A Home Office spokesman said the segregation decision had been taken to protect the safety of other women at Oakington. "Husbands will be in single accommodation but there is no prohibition on families eating or socialising together."

Patrick Lewis, a leading barrister and expert on immigration law, said: "It is an interference under human rights law. It would be up to the Home Office to justify its actions. It should have provision for families to be together. The failure to do so is unjustifiable."

Refugee welfare groups claim that more than 2,500 vulnerable refugee children are being denied their legal right to a school place. An investigation by the Refugee Council showed that many young asylum seekers have been rejected by head teachers who fear the new pupils will damage the schools' positions in the league tables.
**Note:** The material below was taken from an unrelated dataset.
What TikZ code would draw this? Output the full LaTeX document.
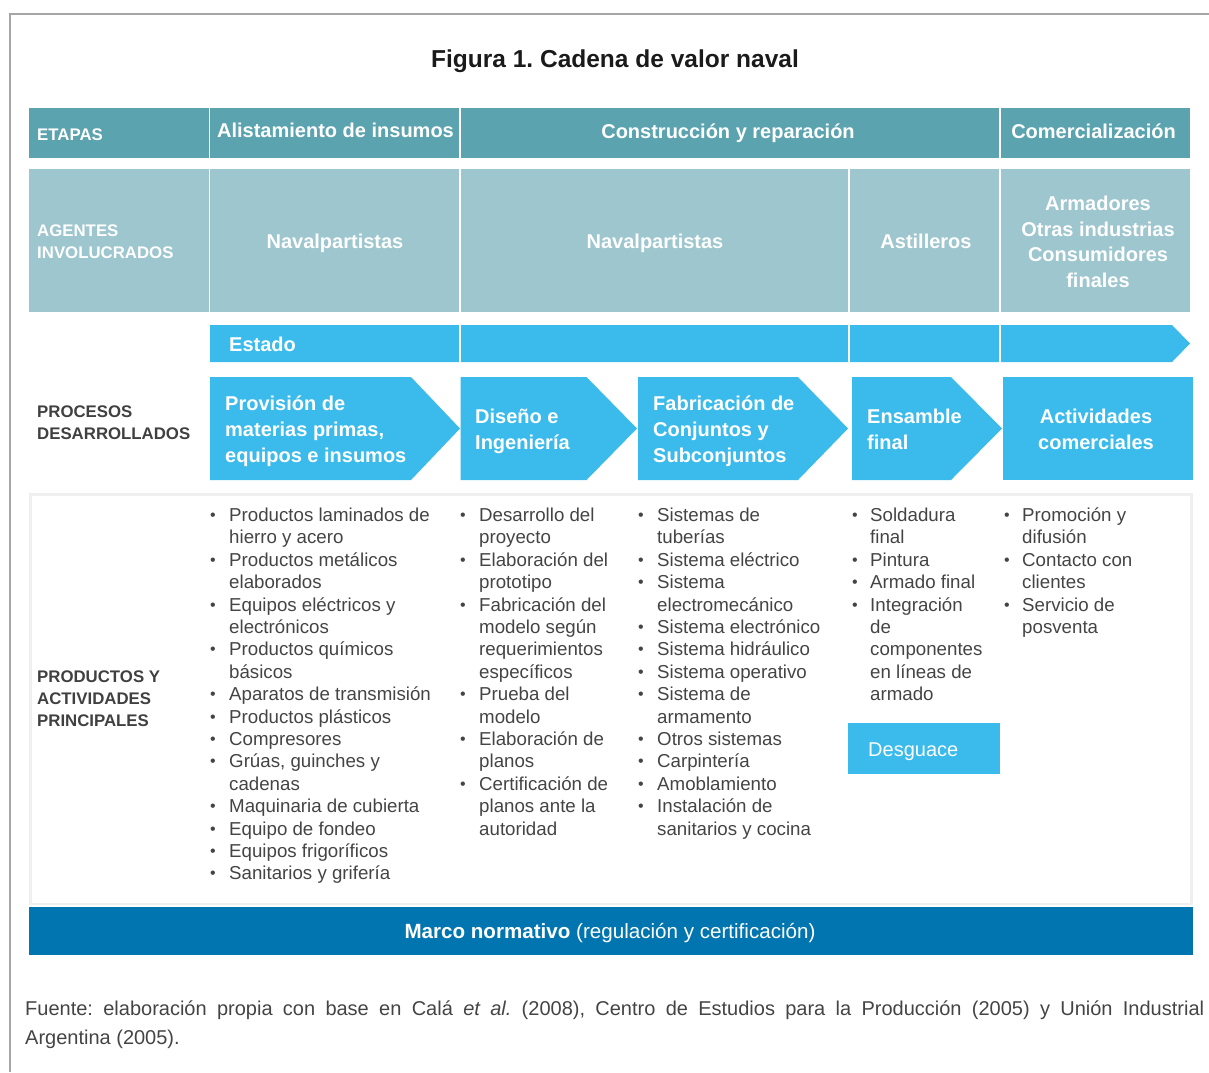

Many of the 2,500 asylum children without places in Britain are in London. At least 350 are in Haringey, 90 in Enfield and another 150 are in Lambeth. Jill Rutter, an education advisor for the Refugee Council, said it had already challenged individual cases where refugee children had been denied places but the situation was getting worse.

"There is pressure on schools in terms of league tables," she said. "They simply say there are not school places when there are school places. They should open other classes but they are not doing this."

The Department of Education said provision had been made for local authorities to educate the children of asylum seekers, but the Local Government Association denied this.